И они стали действительно богатыми,
настолько богатыми, что даже королям приходилось одалживать у них деньги. Не было нищих, не было необразованных. Из-за того, что их было так мало, они постоянно подвергались нападкам со стороны всевозможных философий, поэтому они вынуждены были защищаться и отточили свой интеллект. Они создали лучшие аргументы, чем кто-либо еще, потому что для других спорить было наслаждением, а для джайнов это был вопрос жизни и смерти. Они должны были выигрывать в спорах, иначе им пришел бы конец. Поэтому они развили логические системы, великие философии, которые следует сделать доступными для всего мира.Но мир волнует только количество, а они не являются религией, в которую обращают, поэтому здесь невозможно появление огромного числа приверженцев, как у католиков. Они не обращают, потому что, по их убеждению, и я разделяю эту точку зрения, само усилие обратить кого-либо уродливо.
Вы можете пояснить свою философию, вы можете сделать свою философию доступной, и если кто-то захочет к вам присоединиться — это одно.

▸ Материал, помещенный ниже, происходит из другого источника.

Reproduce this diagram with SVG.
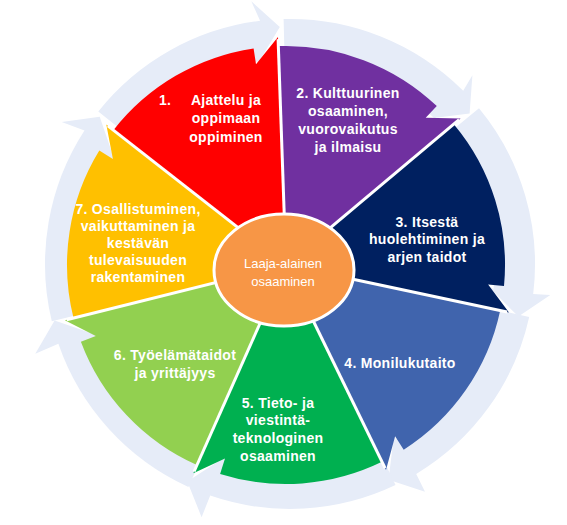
<svg xmlns="http://www.w3.org/2000/svg" width="567" height="525" viewBox="0 0 567 525">
<style>
.ring{fill:#E6ECF8}
.div{stroke:#FFFFFF;stroke-width:3;fill:none}
.t{font-family:"Liberation Sans",Arial,sans-serif;font-weight:bold;font-size:14px;fill:#FFFFFF;text-anchor:middle;letter-spacing:0.3px}
.c{font-family:"Liberation Sans",Arial,sans-serif;font-size:13px;fill:#FFFFFF;text-anchor:middle}
</style>
<rect width="567" height="525" fill="#FFFFFF"/>
<g id="ring">
<path class="ring" d="M129.6,136.4 L98.3,111.5 A245,245 0 0 1 260.1,20.8 L251.3,1.3 L279.8,27.1 L254.9,68.4 L265.0,60.5 A205,205 0 0 0 129.6,136.4 Z"/>
<path class="ring" d="M284.6,59.1 L283.6,19.1 A245,245 0 0 1 463.2,90.8 L472.4,75.3 L469.6,113.6 L421.7,119.5 L435.0,119.0 A205,205 0 0 0 284.6,59.1 Z"/>
<path class="ring" d="M448.2,133.6 L479.0,108.2 A245,245 0 0 1 533.2,293.9 L550.3,295.1 L518.4,316.5 L484.2,282.4 L493.5,289.0 A205,205 0 0 0 448.2,133.6 Z"/>
<path class="ring" d="M490.1,308.4 L529.2,317.0 A245,245 0 0 1 416.2,474.0 L425.0,491.8 L388.5,479.8 L394.4,431.9 L395.6,439.7 A205,205 0 0 0 490.1,308.4 Z"/>
<path class="ring" d="M378.3,449.0 L395.5,485.1 A245,245 0 0 1 210.2,495.6 L201.6,517.2 L187.3,481.6 L227.8,455.3 L223.3,457.8 A205,205 0 0 0 378.3,449.0 Z"/>
<path class="ring" d="M205.0,450.6 L188.4,487.0 A245,245 0 0 1 58.4,343.8 L35.3,353.8 L54.6,320.5 L100.2,336.3 L96.2,330.7 A205,205 0 0 0 205.0,450.6 Z"/>
<path class="ring" d="M90.7,311.8 L51.8,321.2 A245,245 0 0 1 84.5,130.6 L61.7,122.1 L99.7,116.8 L115.4,162.5 L118.1,152.4 A205,205 0 0 0 90.7,311.8 Z"/>
</g>
<g id="seg1">
<path fill="#FF0000" d="M286,265 L113.4,130.2 A219,219 0 0 1 253.6,48.4 L256.0,64.2 L278.0,37.1 Z"/>
<text class="t" x="159" y="105" style="text-anchor:start">1.</text>
<text class="t" x="226" y="105">Ajattelu ja</text>
<text class="t" x="226" y="123">oppimaan</text>
<text class="t" x="226" y="142">oppiminen</text>
</g>
<g id="seg2">
<path fill="#7030A0" d="M286,265 L278.4,46.1 A219,219 0 0 1 436.8,106.1 L425.7,117.7 L460.6,118.4 Z"/>
<text class="t" x="348" y="98">2. Kulttuurinen</text>
<text class="t" x="348" y="116">osaaminen,</text>
<text class="t" x="348" y="134">vuorovaikutus</text>
<text class="t" x="348" y="152">ja ilmaisu</text>
</g>
<g id="seg3">
<path fill="#002060" d="M286,265 L453.8,124.2 A219,219 0 0 1 504.0,286.0 L488.1,284.4 L509.0,312.4 Z"/>
<text class="t" x="427" y="227">3. Itsestä</text>
<text class="t" x="427" y="244">huolehtiminen ja</text>
<text class="t" x="427" y="262">arjen taidot</text>
</g>
<g id="seg4">
<path fill="#4064AD" d="M286,265 L500.2,310.5 A219,219 0 0 1 403.7,449.7 L395.1,436.2 L386.0,469.9 Z"/>
<text class="t" x="400" y="368">4. Monilukutaito</text>
</g>
<g id="seg5">
<path fill="#00B050" d="M286,265 L382.0,461.8 A219,219 0 0 1 220.1,473.9 L225.0,458.6 L193.3,473.3 Z"/>
<text class="t" x="278" y="408">5. Tieto- ja</text>
<text class="t" x="278" y="425">viestintä-</text>
<text class="t" x="278" y="443">teknologinen</text>
<text class="t" x="278" y="461">osaaminen</text>
</g>
<g id="seg6">
<path fill="#92D050" d="M286,265 L196.9,465.1 A219,219 0 0 1 80.9,341.7 L95.8,336.1 L64.8,320.2 Z"/>
<text class="t" x="175" y="360">6. Työelämätaidot</text>
<text class="t" x="175" y="378">ja yrittäjyys</text>
</g>
<g id="seg7">
<path fill="#FFC000" d="M286,265 L73.5,318.0 A219,219 0 0 1 99.3,150.6 L112.9,158.9 L106.3,124.6 Z"/>
<text class="t" x="138" y="214">7. Osallistuminen,</text>
<text class="t" x="138" y="231">vaikuttaminen ja</text>
<text class="t" x="138" y="248">kestävän</text>
<text class="t" x="138" y="265">tulevaisuuden</text>
<text class="t" x="138" y="282">rakentaminen</text>
</g>
<g id="connectors">
<line class="div" x1="286" y1="265" x2="278.1" y2="39.1"/>
<line class="div" x1="286" y1="265" x2="459.1" y2="119.7"/>
<line class="div" x1="286" y1="265" x2="507.1" y2="312.0"/>
<line class="div" x1="286" y1="265" x2="385.1" y2="468.1"/>
<line class="div" x1="286" y1="265" x2="194.1" y2="471.5"/>
<line class="div" x1="286" y1="265" x2="66.7" y2="319.7"/>
<line class="div" x1="286" y1="265" x2="107.9" y2="125.9"/>
</g>
<g id="center">
<ellipse cx="284" cy="270" rx="70" ry="56" fill="#F79646" stroke="#FFFFFF" stroke-width="3"/>
<text class="c" x="283" y="268">Laaja-alainen</text>
<text class="c" x="283" y="286">osaaminen</text>
</g>
</svg>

Но прикладывать усилия, чтобы обратить человека, всеми правдами или неправдами затащить его в свою церковь, чтобы сделать вашу церковь более могущественной — это политика, это не религия.
Возможно, я рассказывал вам: я останавливался в центральной Индии — там есть небольшой район, где живут первобытные племена, Бастар. Я часто наведывался туда, чтобы посмотреть, как человек жил десять или двенадцать тысяч лет назад — они примерно на этом уровне. Они ходят нагими, они едят сырое мясо.
Я изучал, каким был человек и как он эволюционировал. Я жил… В те дни Бастар был штатом, и король Бастара был моим другом. Это был очень отважный человек, он так сильно меня любил, что за меня его и убили.
Правительство испугалось, потому что он был королем штата, и он был слишком подвержен моему влиянию. Он позволял мне пользоваться всеми его домами отдыха в горах, в джунглях Бастара, и они подумали, что если бы он захотел… потому что аборигены поклонялись ему как Богу, как в прошлом любая нация поклонялась королям как богам. Они все еще в прошлом, они не современные люди… и если бы он что-то сказал обо мне, они бы приняли это безоговорочно.
Главный министр Центральной Индии был сильно настроен против меня. Он был брамином и хотел, чтобы мне запретили посещать Бастар. Он сказал королю, король отказался. Он сказал: «Это мой друг, мне нравится то, что он говорит, и я не нахожусь ни под какой властью». Под каким-то предлогом были предприняты «действия по наведению порядка», и король был убит… тридцать шесть пуль, ни шанса на выживание. Его звали Бханждео. Благодаря ему я наслаждался полной свободой в его штате.
Я тогда жил в одном из его домиков для гостей и увидел в центре поселения костер: племя располагало свои прекрасные хижины по кругу. Я отправился туда — должно быть, было девять или десять часов вечера, — там христианский миссионер учил их настоящей религии, единственной настоящей религии, христианству.
Я сел там среди толпы, а миссионер не знал, что присутствовал кто-то со стороны. У него было ведро, полное воды, и горел костер — это был прохладный вечер. Он извлек из своей сумки две статуэтки: одну — Рамы, индуистского бога, а вторая была Иисус Христос.
Он сказал: «Видите эти статуэтки: это Рама, индуистский бог, которому вы поклоняетесь, а это Иисус, он наш бог. Я устрою им испытание, чтобы продемонстрировать вам». Он положил их обе в ведро с водой. Рама утонул, а Иисус остался на плаву.
Тогда он сказал: «Видите! — этот приятель не может спасти даже самого себя, как он может спасти вас? И посмотрите на Иисуса: при жизни он ходил по воде, и, даже будучи статуэткой, он остается на поверхности! Он может спасти вас».
И многие несчастные аборигены закивали: «Это верно. Вы можете убедиться сами — нет никаких сомнений».